Free-speech advocates in Congress are teaming up with an unlikely ally: Silicon Valley.

Tech companies and GOP lawmakers have found common cause in trying to make it harder to sue people for what they say online, inspired by cases such as a Virginia carpet cleaner’s attempt to punish the writers of negative Yelp reviews. But while the anti-lawsuit crusade meshes with Republicans’ traditional dislike of trial lawyers, supporters fear it will collide with Trump’s fondness for litigation against his critics — including his real or threatened suits against a Miss USA contestant, a rapper who used his name in a YouTube video, a journalist who questioned his net worth and former GOP primary rival John Kasich.

So the bill’s supporters are pushing to get the legislation passed while Barack Obama is still president.

“Obama will sign this. I don’t think Trump will,” said Texas Republican Rep. Blake Farenthold, a lead sponsor of the anti-lawsuit bill — who also happens to support Trump’s White House bid.

.. Gary Shapiro, CEO of the Consumer Technology Association, has said passing an anti-SLAPP bill would be a fitting rebuke for the Republican hopeful.

“Time and again, Trump demonstrates a flawed understanding of the U.S. Constitution and of American values,” Shapiro, who backed Sen. Marco Rubio’s candidacy, wrote this spring in The American Spectator. “Supporting strong anti-SLAPP legislation would send Trump a message: No reasonable, thinking American wants a bully in the White House.”
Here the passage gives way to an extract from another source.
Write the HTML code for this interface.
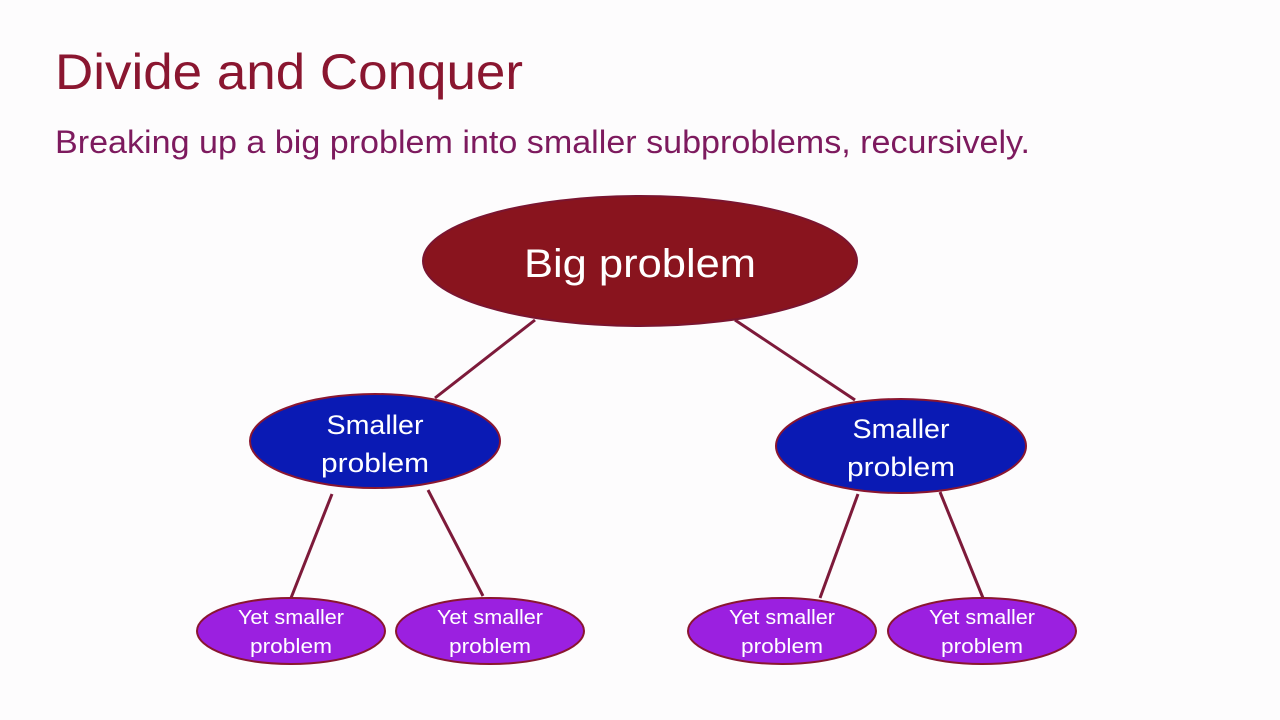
<!DOCTYPE html>
<html><head><meta charset="utf-8"><style>
html,body{margin:0;padding:0;background:#fdfcfd;}
svg{display:block;}
text{font-family:"Liberation Sans",sans-serif;}
</style></head><body>
<svg width="1280" height="720" viewBox="0 0 1280 720">
<rect width="1280" height="720" fill="#fdfcfd"/>
<text x="55" y="89" font-size="50" fill="#8a1630" textLength="468" lengthAdjust="spacingAndGlyphs">Divide and Conquer</text>
<text x="55" y="153" font-size="32" fill="#7d1a5e" textLength="975" lengthAdjust="spacingAndGlyphs">Breaking up a big problem into smaller subproblems, recursively.</text>
<g stroke="#7d1a3a" stroke-width="3">
<line x1="535" y1="320" x2="435" y2="398"/>
<line x1="735" y1="320" x2="855" y2="400"/>
<line x1="332" y1="494" x2="291" y2="598"/>
<line x1="428" y1="490" x2="483" y2="596"/>
<line x1="858" y1="494" x2="820" y2="598"/>
<line x1="940" y1="492" x2="983" y2="598"/>
</g>
<ellipse cx="640" cy="261" rx="217" ry="65" fill="#89141e" stroke="#7a1530" stroke-width="2"/>
<text x="640" y="277" font-size="40" fill="#fff" text-anchor="middle" textLength="232" lengthAdjust="spacingAndGlyphs">Big problem</text>
<g fill="#0a1ab4" stroke="#8a1630" stroke-width="2">
<ellipse cx="375" cy="441" rx="125" ry="47"/>
<ellipse cx="901" cy="446" rx="125" ry="47"/>
</g>
<g fill="#fff" font-size="27" text-anchor="middle">
<text x="375" y="434" textLength="97" lengthAdjust="spacingAndGlyphs">Smaller</text>
<text x="375" y="472" textLength="108" lengthAdjust="spacingAndGlyphs">problem</text>
<text x="901" y="438" textLength="97" lengthAdjust="spacingAndGlyphs">Smaller</text>
<text x="901" y="476" textLength="108" lengthAdjust="spacingAndGlyphs">problem</text>
</g>
<g fill="#9b20e0" stroke="#8a1630" stroke-width="2">
<ellipse cx="291" cy="631" rx="94" ry="33"/>
<ellipse cx="490" cy="631" rx="94" ry="33"/>
<ellipse cx="782" cy="631" rx="94" ry="33"/>
<ellipse cx="982" cy="631" rx="94" ry="33"/>
</g>
<g fill="#fff" font-size="20" text-anchor="middle">
<text x="291" y="624" textLength="106" lengthAdjust="spacingAndGlyphs">Yet smaller</text>
<text x="291" y="653" textLength="82" lengthAdjust="spacingAndGlyphs">problem</text>
<text x="490" y="624" textLength="106" lengthAdjust="spacingAndGlyphs">Yet smaller</text>
<text x="490" y="653" textLength="82" lengthAdjust="spacingAndGlyphs">problem</text>
<text x="782" y="624" textLength="106" lengthAdjust="spacingAndGlyphs">Yet smaller</text>
<text x="782" y="653" textLength="82" lengthAdjust="spacingAndGlyphs">problem</text>
<text x="982" y="624" textLength="106" lengthAdjust="spacingAndGlyphs">Yet smaller</text>
<text x="982" y="653" textLength="82" lengthAdjust="spacingAndGlyphs">problem</text>
</g>
</svg>
</body></html>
.. In some cases, he has openly acknowledged that going to court is less about seeking justice and more about joyfully punishing enemies. In one infamous example, he sued a New York Times business editor over a book in which the writer reported on doubts that Trump was the billionaire he claimed to be.

“I spent a couple of bucks on legal fees, and they spent a whole lot more,” said Trump, who lost the case. “I did it to make his life miserable, which I’m happy about.”